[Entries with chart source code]
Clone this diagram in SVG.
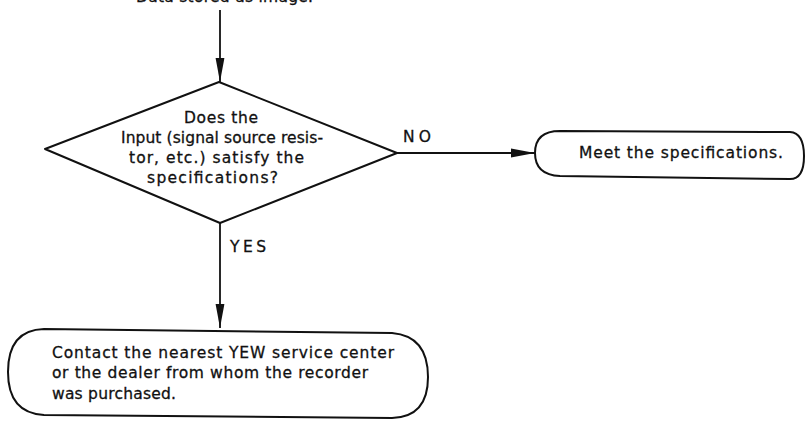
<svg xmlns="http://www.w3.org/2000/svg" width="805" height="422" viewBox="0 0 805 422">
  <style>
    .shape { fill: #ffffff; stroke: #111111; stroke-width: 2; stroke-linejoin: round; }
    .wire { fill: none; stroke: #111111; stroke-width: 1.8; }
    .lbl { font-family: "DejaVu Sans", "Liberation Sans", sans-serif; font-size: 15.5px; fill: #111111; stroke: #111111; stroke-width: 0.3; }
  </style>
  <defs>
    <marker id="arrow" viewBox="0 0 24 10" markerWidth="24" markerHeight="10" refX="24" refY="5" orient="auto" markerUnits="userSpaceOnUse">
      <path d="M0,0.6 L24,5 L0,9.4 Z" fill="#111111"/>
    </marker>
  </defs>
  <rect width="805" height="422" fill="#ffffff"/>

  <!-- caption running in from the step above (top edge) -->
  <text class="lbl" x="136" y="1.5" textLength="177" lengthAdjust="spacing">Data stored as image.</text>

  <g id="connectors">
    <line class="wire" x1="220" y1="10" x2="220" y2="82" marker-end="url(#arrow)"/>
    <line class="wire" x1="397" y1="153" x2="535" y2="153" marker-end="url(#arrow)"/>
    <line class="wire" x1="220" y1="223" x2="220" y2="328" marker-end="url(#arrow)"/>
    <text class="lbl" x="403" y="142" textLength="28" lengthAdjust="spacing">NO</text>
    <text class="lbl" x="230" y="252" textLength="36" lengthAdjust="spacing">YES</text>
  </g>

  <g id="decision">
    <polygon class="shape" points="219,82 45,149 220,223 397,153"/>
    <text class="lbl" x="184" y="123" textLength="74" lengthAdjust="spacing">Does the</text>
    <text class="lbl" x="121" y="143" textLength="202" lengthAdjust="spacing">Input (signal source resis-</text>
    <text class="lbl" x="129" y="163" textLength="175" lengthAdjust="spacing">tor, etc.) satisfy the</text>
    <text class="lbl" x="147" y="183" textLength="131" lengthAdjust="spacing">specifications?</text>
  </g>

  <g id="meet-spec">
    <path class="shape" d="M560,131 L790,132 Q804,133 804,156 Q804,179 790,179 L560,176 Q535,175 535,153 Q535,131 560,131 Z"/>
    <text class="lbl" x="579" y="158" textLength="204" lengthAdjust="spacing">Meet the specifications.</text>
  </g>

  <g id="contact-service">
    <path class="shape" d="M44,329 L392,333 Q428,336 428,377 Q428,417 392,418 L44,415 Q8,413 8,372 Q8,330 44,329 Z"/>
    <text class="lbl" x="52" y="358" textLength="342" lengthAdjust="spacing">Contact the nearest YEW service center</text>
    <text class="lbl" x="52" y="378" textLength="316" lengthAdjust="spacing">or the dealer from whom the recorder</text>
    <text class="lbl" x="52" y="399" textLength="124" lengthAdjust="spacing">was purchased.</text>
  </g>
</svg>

* * *

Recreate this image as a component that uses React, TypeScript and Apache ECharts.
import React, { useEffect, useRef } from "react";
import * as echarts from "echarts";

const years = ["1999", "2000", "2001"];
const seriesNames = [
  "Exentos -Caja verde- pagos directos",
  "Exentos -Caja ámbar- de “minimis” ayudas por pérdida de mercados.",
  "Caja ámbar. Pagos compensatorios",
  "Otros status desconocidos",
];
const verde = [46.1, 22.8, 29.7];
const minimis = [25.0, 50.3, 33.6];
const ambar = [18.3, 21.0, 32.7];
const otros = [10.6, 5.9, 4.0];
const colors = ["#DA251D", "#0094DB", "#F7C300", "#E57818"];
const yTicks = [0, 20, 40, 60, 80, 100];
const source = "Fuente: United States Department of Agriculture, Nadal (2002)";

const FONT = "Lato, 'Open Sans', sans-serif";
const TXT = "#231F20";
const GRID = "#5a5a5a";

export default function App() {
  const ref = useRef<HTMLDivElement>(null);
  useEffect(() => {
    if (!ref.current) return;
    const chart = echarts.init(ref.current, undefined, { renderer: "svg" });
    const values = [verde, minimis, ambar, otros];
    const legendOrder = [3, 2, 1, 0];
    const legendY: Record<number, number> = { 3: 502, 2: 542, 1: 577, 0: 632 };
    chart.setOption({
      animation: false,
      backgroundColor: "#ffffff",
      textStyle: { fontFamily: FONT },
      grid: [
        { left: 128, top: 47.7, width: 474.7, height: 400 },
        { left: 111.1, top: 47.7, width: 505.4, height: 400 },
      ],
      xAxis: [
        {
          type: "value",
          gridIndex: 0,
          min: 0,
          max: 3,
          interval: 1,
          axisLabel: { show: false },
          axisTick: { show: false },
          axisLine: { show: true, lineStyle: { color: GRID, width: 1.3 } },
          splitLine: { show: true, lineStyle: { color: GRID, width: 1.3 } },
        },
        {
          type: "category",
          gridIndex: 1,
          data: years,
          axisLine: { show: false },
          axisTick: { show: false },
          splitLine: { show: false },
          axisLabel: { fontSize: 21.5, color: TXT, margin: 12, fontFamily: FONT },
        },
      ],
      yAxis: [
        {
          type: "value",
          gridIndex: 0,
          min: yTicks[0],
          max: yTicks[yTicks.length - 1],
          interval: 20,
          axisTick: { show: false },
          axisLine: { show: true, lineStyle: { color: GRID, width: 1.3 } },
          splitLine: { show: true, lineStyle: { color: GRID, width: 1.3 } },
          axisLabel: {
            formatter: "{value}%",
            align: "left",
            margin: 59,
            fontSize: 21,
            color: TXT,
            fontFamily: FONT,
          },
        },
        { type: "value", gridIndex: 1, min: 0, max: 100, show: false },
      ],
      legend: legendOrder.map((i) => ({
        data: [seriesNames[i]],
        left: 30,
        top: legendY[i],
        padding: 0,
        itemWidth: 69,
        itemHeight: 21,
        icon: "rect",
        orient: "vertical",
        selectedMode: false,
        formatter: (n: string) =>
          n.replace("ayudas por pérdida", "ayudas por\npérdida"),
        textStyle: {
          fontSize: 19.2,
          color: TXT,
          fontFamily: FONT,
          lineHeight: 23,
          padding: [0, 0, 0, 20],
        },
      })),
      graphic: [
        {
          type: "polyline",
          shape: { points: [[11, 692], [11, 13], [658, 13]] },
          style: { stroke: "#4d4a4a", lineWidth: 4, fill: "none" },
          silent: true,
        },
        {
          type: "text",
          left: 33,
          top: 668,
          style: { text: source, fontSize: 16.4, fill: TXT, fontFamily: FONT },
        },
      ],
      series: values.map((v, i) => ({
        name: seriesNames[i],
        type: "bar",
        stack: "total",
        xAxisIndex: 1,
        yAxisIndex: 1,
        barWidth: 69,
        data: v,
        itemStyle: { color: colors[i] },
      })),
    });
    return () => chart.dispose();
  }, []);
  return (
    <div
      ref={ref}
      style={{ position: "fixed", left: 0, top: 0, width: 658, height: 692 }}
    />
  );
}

Task requirements -
In the records above, how many lines contain the string "image"? State that number only.

Response to the task -
2